In that work, she’s writing about what was sexy stuff at the time, like hippies and drugs and… but she’s looking at it through a conservative lens, and I don’t just mean that politically. She seems almost disgusted by the recklessness and the blind romanticism that was part of that scene-

Tracy Daugherty: Exactly. I think that’s what made her seem so fresh, is she was writing about sexy topics, but as you say, she was taking a different stance than many other journalists of the time were.

When Tom Wolfe, for example, wrote about the LSD culture and Ken Kesey, Tom Wolfe even dropped acid just to have the experience. He wanted to be part of it. Didion never went that far. She inserted herself into the story, but she never wanted to participate. She was always on the periphery looking at it slightly askance. Her prose took on the sexiness, the jazziness, the fragmented quality, but her point of view was, “Let’s be a little slower to accept this.”

Brendan Francis Newnam: Speaking of sexy topics, Joan Didion, now in 2015, seems more fashionable than ever.

Photo Credit: Julian Wasser, The LIFE Images Collection, Getty Images / Image courtesy of St. Martin's Press

Tracy Daugherty: It is amazing, her celebrity.

Brendan Francis Newnam: Yeah, she’s 80 now and this year she modeled for Celiene, a kind of hip fashion line. It’s hard to scroll through Instagram without encountering a cool image of her from the ’60s. What do you think accounts for her current popularity?

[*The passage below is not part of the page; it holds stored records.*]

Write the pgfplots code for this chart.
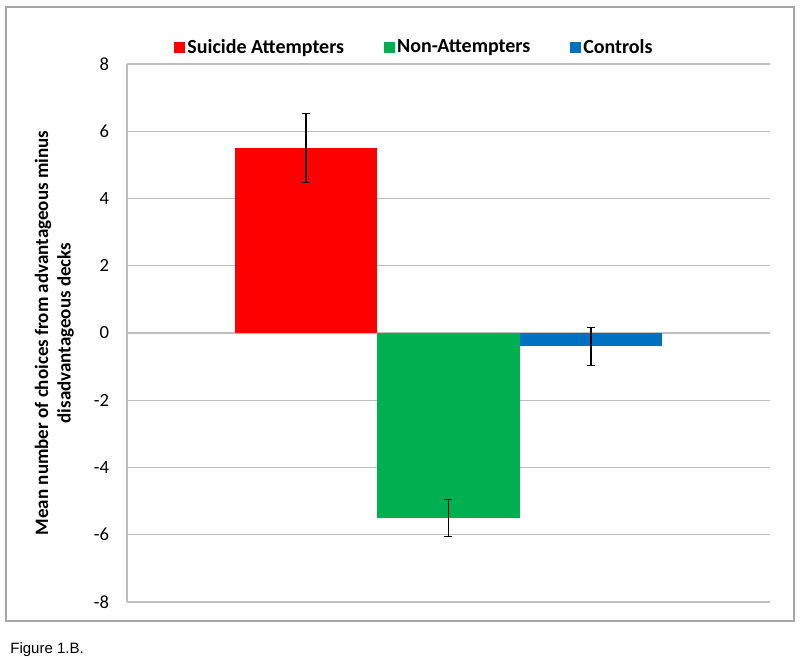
\documentclass[border=0pt]{standalone}
\usepackage{fontspec}
\setmainfont{Carlito}
\newfontfamily\arialfont{Liberation Sans}
\usepackage{pgfplots}
\pgfplotsset{compat=1.18}
\definecolor{sred}{HTML}{FF0000}
\definecolor{sgreen}{HTML}{00B050}
\definecolor{sblue}{HTML}{0070C0}
\definecolor{gridc}{HTML}{BFBFBF}
\definecolor{framec}{HTML}{A6A6A6}
\begin{document}
\begin{tikzpicture}
\path[use as bounding box] (0,0) rectangle (400pt,-329.5pt);
\draw[framec, line width=0.6pt] (3pt,-3.5pt) rectangle (397pt,-310.5pt);
\node[anchor=base west, inner sep=0pt, font=\arialfont\fontsize{7.5}{9}\selectfont] at (5pt,-326.5pt) {Figure 1.B.};
\begin{axis}[
  at={(63.5pt,-301pt)}, anchor=south west,
  width=321.5pt, height=269pt, scale only axis,
  xmin=-0.256, xmax=4.256, ymin=-8, ymax=8,
  ytick={-8,-6,...,8},
  axis x line=none, axis y line*=left,
  y axis line style={gridc, line width=0.6pt, -},
  ymajorgrids, major grid style={gridc, line width=0.6pt},
  ytick style={draw=none},
  /pgf/number format/assume math mode=true,
  yticklabel style={font=\fontsize{9.3}{11}\selectfont, xshift=-5.5pt},
  ylabel={Mean number of choices from advantageous minus\\disadvantageous decks},
  ylabel style={at={(axis description cs:-0.113,0.5)}, anchor=center, align=center, font=\bfseries\fontsize{9.5}{11.2}\selectfont},
  ybar, bar width=1,
  legend image code/.code={\fill[#1] (0pt,-2.75pt) rectangle (5.5pt,2.75pt);},
  legend columns=3,
  legend style={at={(axis description cs:0.0732,1.0307)}, anchor=west, draw=none, fill=none, inner sep=0pt,
    font=\bfseries\fontsize{10}{12}\selectfont,
    nodes={inner sep=1pt},
    /tikz/every even column/.append style={column sep=19pt}},
]
\addplot[bar shift=0pt, fill=sred, draw=none,
  error bars/.cd, y dir=both, y explicit,
  error bar style={black, line width=0.6pt},
  error mark options={black, line width=0.6pt, mark size=2pt, rotate=90}]
  coordinates {(1,5.5) +- (0,1.02)};
\addplot[bar shift=0pt, fill=sgreen, draw=none,
  error bars/.cd, y dir=both, y explicit,
  error bar style={black, line width=0.6pt},
  error mark options={black, line width=0.6pt, mark size=2pt, rotate=90}]
  coordinates {(2,-5.5) +- (0,0.55)};
\addplot[bar shift=0pt, fill=sblue, draw=none,
  error bars/.cd, y dir=both, y explicit,
  error bar style={black, line width=0.6pt},
  error mark options={black, line width=0.6pt, mark size=2pt, rotate=90}]
  coordinates {(3,-0.4) +- (0,0.57)};
\legend{Suicide Attempters, Non-Attempters, Controls}
\end{axis}
\end{tikzpicture}
\end{document}
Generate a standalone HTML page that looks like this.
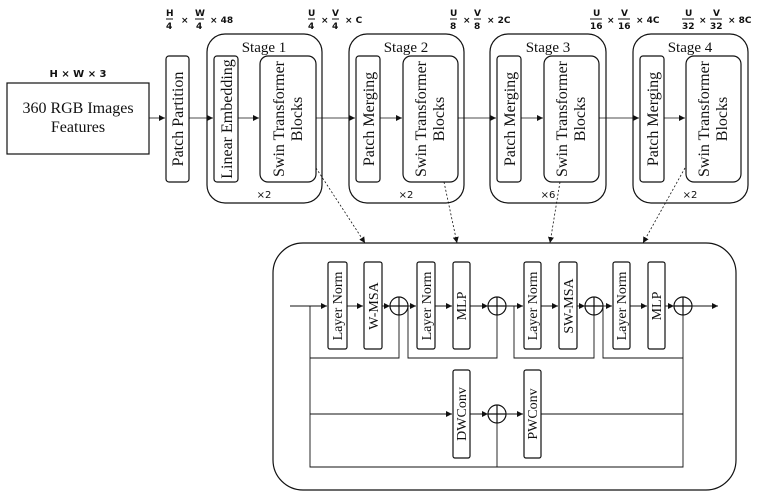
<!DOCTYPE html>
<html><head><meta charset="utf-8"><style>
html,body{margin:0;padding:0;background:#fff;}
svg{display:block;}
.s{font-family:"Liberation Serif",serif;fill:#111;}
.d{font-family:"DejaVu Sans","Liberation Sans",sans-serif;fill:#111;font-weight:bold;}
</style></head><body>
<svg width="758" height="500" viewBox="0 0 758 500" xmlns="http://www.w3.org/2000/svg">
<defs><marker id="a" markerWidth="7" markerHeight="7" refX="6" refY="3.5" orient="auto" markerUnits="userSpaceOnUse"><path d="M0,0.5 L6,3.5 L0,6.5 z" fill="#111"/></marker></defs>
<g fill="none" stroke="#111" stroke-width="1.2">
<rect x="7" y="83" width="142" height="71"/>
<rect x="166" y="56" width="23" height="126" rx="3"/>
<rect x="207" y="34" width="115" height="169" rx="18"/>
<rect x="214" y="56" width="24" height="126" rx="3"/>
<rect x="260" y="56" width="56" height="126" rx="8"/>
<rect x="349" y="34" width="115" height="169" rx="18"/>
<rect x="356" y="56" width="24" height="126" rx="3"/>
<rect x="403" y="56" width="55" height="126" rx="8"/>
<rect x="490" y="34" width="116" height="169" rx="18"/>
<rect x="497" y="56" width="24" height="126" rx="3"/>
<rect x="544" y="56" width="55" height="126" rx="8"/>
<rect x="633" y="34" width="115" height="169" rx="18"/>
<rect x="640" y="56" width="24" height="126" rx="3"/>
<rect x="686" y="56" width="55" height="126" rx="8"/>
</g>
<g stroke="#111" stroke-width="0.8" fill="none" marker-end="url(#a)">
<line x1="149" y1="118" x2="165" y2="118"/>
<line x1="189" y1="118" x2="213" y2="118"/>
<line x1="238" y1="118" x2="259" y2="118"/>
<line x1="316" y1="118" x2="355" y2="118"/>
<line x1="380" y1="118" x2="402" y2="118"/>
<line x1="458" y1="118" x2="496" y2="118"/>
<line x1="521" y1="118" x2="543" y2="118"/>
<line x1="599" y1="118" x2="639" y2="118"/>
<line x1="664" y1="118" x2="685" y2="118"/>
</g>
<g stroke="#111" stroke-width="0.8" stroke-dasharray="2,2" fill="none" marker-end="url(#a)">
<line x1="316" y1="168" x2="365" y2="243"/>
<line x1="444" y1="182" x2="457" y2="243"/>
<line x1="560" y1="182" x2="550" y2="243"/>
<line x1="685" y1="168" x2="643" y2="243"/>
</g>
<text class="s" x="78" y="113" font-size="16" text-anchor="middle">360 RGB Images</text>
<text class="s" x="78" y="132" font-size="16" text-anchor="middle">Features</text>
<text class="d" x="78" y="77" font-size="10" text-anchor="middle">H × W × 3</text>
<g class="s" font-size="15" text-anchor="middle">
<text x="264" y="52">Stage 1</text><text x="406" y="52">Stage 2</text><text x="548" y="52">Stage 3</text><text x="690" y="52">Stage 4</text>
</g>
<g font-family="DejaVu Sans,sans-serif" fill="#111" font-size="10" text-anchor="middle">
<text x="264" y="198">×2</text><text x="406" y="198">×2</text><text x="548" y="198">×6</text><text x="690" y="198">×2</text>
</g>
<g class="s" font-size="16" text-anchor="middle">
<text transform="translate(183,119) rotate(-90)">Patch Partition</text>
<text transform="translate(232,119) rotate(-90)">Linear Embedding</text>
<text transform="translate(374,119) rotate(-90)">Patch Merging</text>
<text transform="translate(515,119) rotate(-90)">Patch Merging</text>
<text transform="translate(658,119) rotate(-90)">Patch Merging</text>
<text transform="translate(284,119) rotate(-90)">Swin Transformer</text>
<text transform="translate(302,119) rotate(-90)">Blocks</text>
<text transform="translate(426,119) rotate(-90)">Swin Transformer</text>
<text transform="translate(444,119) rotate(-90)">Blocks</text>
<text transform="translate(567,119) rotate(-90)">Swin Transformer</text>
<text transform="translate(585,119) rotate(-90)">Blocks</text>
<text transform="translate(709,119) rotate(-90)">Swin Transformer</text>
<text transform="translate(727,119) rotate(-90)">Blocks</text>
</g>
<g class="d" font-size="9">
<g transform="translate(166,0)"><text x="0" y="16">H</text><line x1="0" y1="19" x2="7" y2="19" stroke="#111"/><text x="0" y="29">4</text><text x="15" y="23">×</text><text x="29" y="16">W</text><line x1="29" y1="19" x2="38" y2="19" stroke="#111"/><text x="30" y="29">4</text><text x="44" y="23">× 48</text></g>
<g transform="translate(308,0)"><text x="0" y="16">U</text><line x1="0" y1="19" x2="7" y2="19" stroke="#111"/><text x="0" y="29">4</text><text x="13" y="23">×</text><text x="24" y="16">V</text><line x1="24" y1="19" x2="31" y2="19" stroke="#111"/><text x="24" y="29">4</text><text x="37" y="23">× C</text></g>
<g transform="translate(450,0)"><text x="0" y="16">U</text><line x1="0" y1="19" x2="7" y2="19" stroke="#111"/><text x="0" y="29">8</text><text x="13" y="23">×</text><text x="24" y="16">V</text><line x1="24" y1="19" x2="31" y2="19" stroke="#111"/><text x="24" y="29">8</text><text x="37" y="23">× 2C</text></g>
<g transform="translate(590,0)"><text x="3" y="16">U</text><line x1="0" y1="19" x2="12" y2="19" stroke="#111"/><text x="0" y="29">16</text><text x="17" y="23">×</text><text x="31" y="16">V</text><line x1="28" y1="19" x2="40" y2="19" stroke="#111"/><text x="28" y="29">16</text><text x="46" y="23">× 4C</text></g>
<g transform="translate(682,0)"><text x="3" y="16">U</text><line x1="0" y1="19" x2="12" y2="19" stroke="#111"/><text x="0" y="29">32</text><text x="17" y="23">×</text><text x="31" y="16">V</text><line x1="28" y1="19" x2="40" y2="19" stroke="#111"/><text x="28" y="29">32</text><text x="46" y="23">× 8C</text></g>
</g>
<rect x="273" y="243" width="463" height="247" rx="30" fill="none" stroke="#111" stroke-width="1.2"/>
<g fill="none" stroke="#111" stroke-width="1.2">
<rect x="328" y="262" width="19" height="87" rx="2"/>
<rect x="364" y="262" width="18" height="87" rx="2"/>
<rect x="417" y="262" width="18" height="87" rx="2"/>
<rect x="453" y="262" width="17" height="87" rx="2"/>
<rect x="524" y="262" width="17" height="87" rx="2"/>
<rect x="559" y="262" width="18" height="87" rx="2"/>
<rect x="613" y="262" width="17" height="87" rx="2"/>
<rect x="648" y="262" width="17" height="87" rx="2"/>
<rect x="453" y="370" width="17" height="88" rx="2"/>
<rect x="524" y="370" width="17" height="88" rx="2"/>
<circle cx="399" cy="306" r="9"/><circle cx="497" cy="306" r="9"/><circle cx="594" cy="306" r="9"/><circle cx="683" cy="306" r="9"/><circle cx="497" cy="414" r="9"/>
<path d="M390 306H408M399 297V315M488 306H506M497 297V315M585 306H603M594 297V315M674 306H692M683 297V315M488 414H506M497 405V423"/>
</g>
<g stroke="#111" stroke-width="0.9" fill="none">
<path d="M310 306V467H683V315"/>
<path d="M310 358H399V315"/>
<path d="M408 306V358H497V315"/>
<path d="M514 306V358H594V315"/>
<path d="M603 306V358H683"/>
<path d="M541 414H683"/>
<path d="M497 467V423"/>
</g>
<g stroke="#111" stroke-width="0.9" fill="none" marker-end="url(#a)">
<line x1="290" y1="306" x2="327" y2="306"/>
<line x1="347" y1="306" x2="363" y2="306"/>
<line x1="382" y1="306" x2="390" y2="306"/>
<line x1="408" y1="306" x2="416" y2="306"/>
<line x1="435" y1="306" x2="452" y2="306"/>
<line x1="470" y1="306" x2="488" y2="306"/>
<line x1="506" y1="306" x2="523" y2="306"/>
<line x1="541" y1="306" x2="558" y2="306"/>
<line x1="577" y1="306" x2="585" y2="306"/>
<line x1="603" y1="306" x2="612" y2="306"/>
<line x1="630" y1="306" x2="647" y2="306"/>
<line x1="665" y1="306" x2="674" y2="306"/>
<line x1="692" y1="306" x2="718" y2="306"/>
<line x1="310" y1="414" x2="452" y2="414"/>
<line x1="470" y1="414" x2="488" y2="414"/>
<line x1="506" y1="414" x2="523" y2="414"/>
</g>
<g class="s" font-size="14" text-anchor="middle">
<text transform="translate(342,306) rotate(-90)">Layer Norm</text>
<text transform="translate(378,306) rotate(-90)">W-MSA</text>
<text transform="translate(431,306) rotate(-90)">Layer Norm</text>
<text transform="translate(466,306) rotate(-90)">MLP</text>
<text transform="translate(537,306) rotate(-90)">Layer Norm</text>
<text transform="translate(573,306) rotate(-90)">SW-MSA</text>
<text transform="translate(626,306) rotate(-90)">Layer Norm</text>
<text transform="translate(661,306) rotate(-90)">MLP</text>
<text transform="translate(466,414) rotate(-90)">DWConv</text>
<text transform="translate(537,414) rotate(-90)">PWConv</text>
</g>
</svg>
</body></html>
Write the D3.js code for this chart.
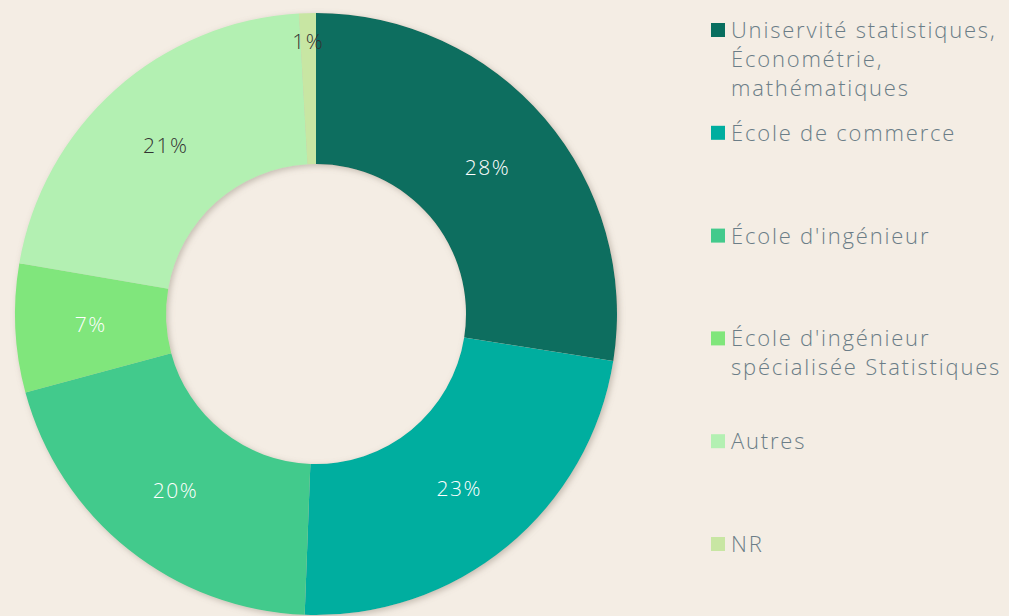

Tracy Daugherty: Well, in some ways, her prose style may have been tailor-made for the internet era. Writing in a kind of fragmented, illusive style that, at the time, seemed kind of hard to grasp. Nowadays, with our short attention spans and our desire to jump from link to link, we’re learning to read in different ways, and this kind of style fits right into it.

Brendan Francis Newnam: That’s interesting. I would also add that her kind of dark view of the world, I feel like that resonates with the modern audience.

Tracy Daugherty: Certainly.

Brendan Francis Newnam: Then if you Google search “Joan Didion,” you’ll see very cool photos of her. She’s this beautiful woman. She has a beautiful husband. They’re both stylish. They’re often smoking cigarettes in these cool surroundings in L.A. It’s like she herself is a fictional character from Hollywood.

Tracy Daugherty: Oh, I think that’s a great point. Yeah. She’s got it all. She’s got the glamour and she’s also got the doom. And so it fits the age.